Problem: Omit all images. Write out the rest of the material exactly.
--------------------------------
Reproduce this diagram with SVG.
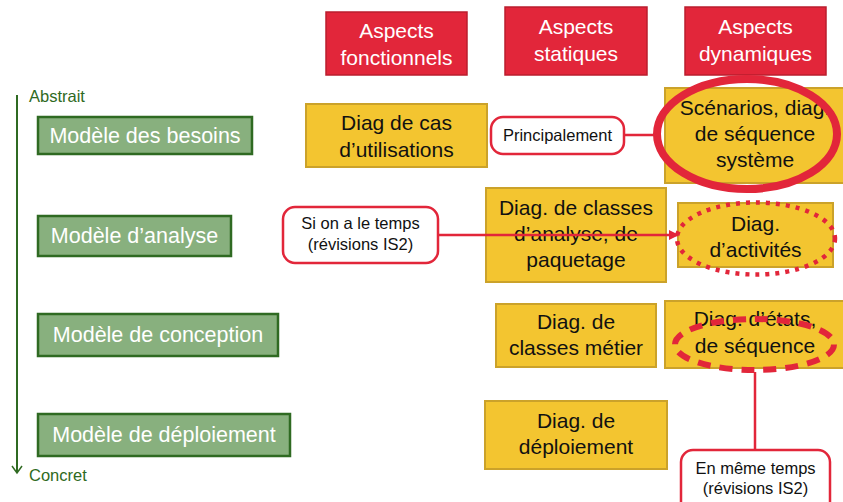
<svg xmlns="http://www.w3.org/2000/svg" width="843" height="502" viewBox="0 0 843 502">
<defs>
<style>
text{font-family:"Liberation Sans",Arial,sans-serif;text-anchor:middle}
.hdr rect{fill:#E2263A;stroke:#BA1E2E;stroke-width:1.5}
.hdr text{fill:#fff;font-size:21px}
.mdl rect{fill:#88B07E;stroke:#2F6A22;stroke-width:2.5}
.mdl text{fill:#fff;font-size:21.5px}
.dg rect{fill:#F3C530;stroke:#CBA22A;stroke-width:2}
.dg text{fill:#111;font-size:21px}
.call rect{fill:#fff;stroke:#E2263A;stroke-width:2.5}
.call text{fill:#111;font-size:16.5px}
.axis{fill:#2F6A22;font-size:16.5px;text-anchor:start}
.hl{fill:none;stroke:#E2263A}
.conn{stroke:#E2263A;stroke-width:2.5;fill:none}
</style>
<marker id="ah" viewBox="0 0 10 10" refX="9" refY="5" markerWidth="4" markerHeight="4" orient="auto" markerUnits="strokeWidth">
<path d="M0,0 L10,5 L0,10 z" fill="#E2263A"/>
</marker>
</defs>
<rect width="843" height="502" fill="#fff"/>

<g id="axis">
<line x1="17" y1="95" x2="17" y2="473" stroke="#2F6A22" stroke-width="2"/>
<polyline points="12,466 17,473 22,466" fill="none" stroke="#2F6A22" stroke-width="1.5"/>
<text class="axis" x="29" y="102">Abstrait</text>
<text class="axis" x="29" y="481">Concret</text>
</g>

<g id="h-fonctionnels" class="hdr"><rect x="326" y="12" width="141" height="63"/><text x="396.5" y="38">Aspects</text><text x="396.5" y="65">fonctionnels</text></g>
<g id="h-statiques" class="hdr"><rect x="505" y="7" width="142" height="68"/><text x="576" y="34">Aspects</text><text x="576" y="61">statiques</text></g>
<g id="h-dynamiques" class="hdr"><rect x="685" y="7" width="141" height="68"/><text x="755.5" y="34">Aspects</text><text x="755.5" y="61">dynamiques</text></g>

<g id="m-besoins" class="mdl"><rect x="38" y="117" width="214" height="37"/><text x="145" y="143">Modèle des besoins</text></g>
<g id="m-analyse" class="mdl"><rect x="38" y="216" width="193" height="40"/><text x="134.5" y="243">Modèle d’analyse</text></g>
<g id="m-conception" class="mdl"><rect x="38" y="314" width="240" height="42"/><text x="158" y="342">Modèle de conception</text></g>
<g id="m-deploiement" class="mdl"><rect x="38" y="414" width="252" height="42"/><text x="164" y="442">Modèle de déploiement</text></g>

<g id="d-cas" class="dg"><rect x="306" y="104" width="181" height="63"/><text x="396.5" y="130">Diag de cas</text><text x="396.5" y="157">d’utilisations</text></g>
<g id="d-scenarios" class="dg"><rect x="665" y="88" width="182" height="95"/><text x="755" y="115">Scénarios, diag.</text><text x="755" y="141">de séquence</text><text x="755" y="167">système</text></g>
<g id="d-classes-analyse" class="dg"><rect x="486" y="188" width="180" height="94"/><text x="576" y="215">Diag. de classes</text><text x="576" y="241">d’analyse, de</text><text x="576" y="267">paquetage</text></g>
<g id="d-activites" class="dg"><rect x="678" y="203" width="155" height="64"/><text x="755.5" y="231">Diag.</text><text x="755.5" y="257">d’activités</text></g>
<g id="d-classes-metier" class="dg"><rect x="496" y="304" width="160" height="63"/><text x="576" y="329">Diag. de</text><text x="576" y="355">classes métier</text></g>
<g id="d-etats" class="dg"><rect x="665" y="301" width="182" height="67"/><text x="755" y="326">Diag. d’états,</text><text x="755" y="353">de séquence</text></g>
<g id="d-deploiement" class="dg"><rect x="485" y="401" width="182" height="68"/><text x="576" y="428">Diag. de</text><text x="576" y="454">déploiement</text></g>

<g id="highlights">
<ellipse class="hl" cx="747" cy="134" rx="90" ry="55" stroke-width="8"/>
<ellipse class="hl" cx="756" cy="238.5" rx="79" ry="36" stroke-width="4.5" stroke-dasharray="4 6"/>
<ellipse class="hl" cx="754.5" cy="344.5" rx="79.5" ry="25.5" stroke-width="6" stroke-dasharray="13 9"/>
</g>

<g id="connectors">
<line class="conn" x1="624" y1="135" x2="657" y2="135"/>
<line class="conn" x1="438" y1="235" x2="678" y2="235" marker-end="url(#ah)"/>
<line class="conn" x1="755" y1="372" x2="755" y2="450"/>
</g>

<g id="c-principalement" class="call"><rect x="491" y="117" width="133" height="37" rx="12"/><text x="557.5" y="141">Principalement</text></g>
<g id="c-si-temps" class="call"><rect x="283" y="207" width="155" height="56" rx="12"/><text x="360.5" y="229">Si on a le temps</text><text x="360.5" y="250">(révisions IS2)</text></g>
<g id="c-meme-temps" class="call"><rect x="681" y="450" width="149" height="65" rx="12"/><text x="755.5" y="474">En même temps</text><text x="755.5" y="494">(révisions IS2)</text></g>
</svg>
--------------------------------
Worked solution:
Reproduce this diagram with SVG.
<svg xmlns="http://www.w3.org/2000/svg" width="843" height="502" viewBox="0 0 843 502">
<defs>
<style>
text{font-family:"Liberation Sans",Arial,sans-serif;text-anchor:middle}
.hdr rect{fill:#E2263A;stroke:#BA1E2E;stroke-width:1.5}
.hdr text{fill:#fff;font-size:21px}
.mdl rect{fill:#88B07E;stroke:#2F6A22;stroke-width:2.5}
.mdl text{fill:#fff;font-size:21.5px}
.dg rect{fill:#F3C530;stroke:#CBA22A;stroke-width:2}
.dg text{fill:#111;font-size:21px}
.call rect{fill:#fff;stroke:#E2263A;stroke-width:2.5}
.call text{fill:#111;font-size:16.5px}
.axis{fill:#2F6A22;font-size:16.5px;text-anchor:start}
.hl{fill:none;stroke:#E2263A}
.conn{stroke:#E2263A;stroke-width:2.5;fill:none}
</style>
<marker id="ah" viewBox="0 0 10 10" refX="9" refY="5" markerWidth="4" markerHeight="4" orient="auto" markerUnits="strokeWidth">
<path d="M0,0 L10,5 L0,10 z" fill="#E2263A"/>
</marker>
</defs>
<rect width="843" height="502" fill="#fff"/>

<g id="axis">
<line x1="17" y1="95" x2="17" y2="473" stroke="#2F6A22" stroke-width="2"/>
<polyline points="12,466 17,473 22,466" fill="none" stroke="#2F6A22" stroke-width="1.5"/>
<text class="axis" x="29" y="102">Abstrait</text>
<text class="axis" x="29" y="481">Concret</text>
</g>

<g id="h-fonctionnels" class="hdr"><rect x="326" y="12" width="141" height="63"/><text x="396.5" y="38">Aspects</text><text x="396.5" y="65">fonctionnels</text></g>
<g id="h-statiques" class="hdr"><rect x="505" y="7" width="142" height="68"/><text x="576" y="34">Aspects</text><text x="576" y="61">statiques</text></g>
<g id="h-dynamiques" class="hdr"><rect x="685" y="7" width="141" height="68"/><text x="755.5" y="34">Aspects</text><text x="755.5" y="61">dynamiques</text></g>

<g id="m-besoins" class="mdl"><rect x="38" y="117" width="214" height="37"/><text x="145" y="143">Modèle des besoins</text></g>
<g id="m-analyse" class="mdl"><rect x="38" y="216" width="193" height="40"/><text x="134.5" y="243">Modèle d’analyse</text></g>
<g id="m-conception" class="mdl"><rect x="38" y="314" width="240" height="42"/><text x="158" y="342">Modèle de conception</text></g>
<g id="m-deploiement" class="mdl"><rect x="38" y="414" width="252" height="42"/><text x="164" y="442">Modèle de déploiement</text></g>

<g id="d-cas" class="dg"><rect x="306" y="104" width="181" height="63"/><text x="396.5" y="130">Diag de cas</text><text x="396.5" y="157">d’utilisations</text></g>
<g id="d-scenarios" class="dg"><rect x="665" y="88" width="182" height="95"/><text x="755" y="115">Scénarios, diag.</text><text x="755" y="141">de séquence</text><text x="755" y="167">système</text></g>
<g id="d-classes-analyse" class="dg"><rect x="486" y="188" width="180" height="94"/><text x="576" y="215">Diag. de classes</text><text x="576" y="241">d’analyse, de</text><text x="576" y="267">paquetage</text></g>
<g id="d-activites" class="dg"><rect x="678" y="203" width="155" height="64"/><text x="755.5" y="231">Diag.</text><text x="755.5" y="257">d’activités</text></g>
<g id="d-classes-metier" class="dg"><rect x="496" y="304" width="160" height="63"/><text x="576" y="329">Diag. de</text><text x="576" y="355">classes métier</text></g>
<g id="d-etats" class="dg"><rect x="665" y="301" width="182" height="67"/><text x="755" y="326">Diag. d’états,</text><text x="755" y="353">de séquence</text></g>
<g id="d-deploiement" class="dg"><rect x="485" y="401" width="182" height="68"/><text x="576" y="428">Diag. de</text><text x="576" y="454">déploiement</text></g>

<g id="highlights">
<ellipse class="hl" cx="747" cy="134" rx="90" ry="55" stroke-width="8"/>
<ellipse class="hl" cx="756" cy="238.5" rx="79" ry="36" stroke-width="4.5" stroke-dasharray="4 6"/>
<ellipse class="hl" cx="754.5" cy="344.5" rx="79.5" ry="25.5" stroke-width="6" stroke-dasharray="13 9"/>
</g>

<g id="connectors">
<line class="conn" x1="624" y1="135" x2="657" y2="135"/>
<line class="conn" x1="438" y1="235" x2="678" y2="235" marker-end="url(#ah)"/>
<line class="conn" x1="755" y1="372" x2="755" y2="450"/>
</g>

<g id="c-principalement" class="call"><rect x="491" y="117" width="133" height="37" rx="12"/><text x="557.5" y="141">Principalement</text></g>
<g id="c-si-temps" class="call"><rect x="283" y="207" width="155" height="56" rx="12"/><text x="360.5" y="229">Si on a le temps</text><text x="360.5" y="250">(révisions IS2)</text></g>
<g id="c-meme-temps" class="call"><rect x="681" y="450" width="149" height="65" rx="12"/><text x="755.5" y="474">En même temps</text><text x="755.5" y="494">(révisions IS2)</text></g>
</svg>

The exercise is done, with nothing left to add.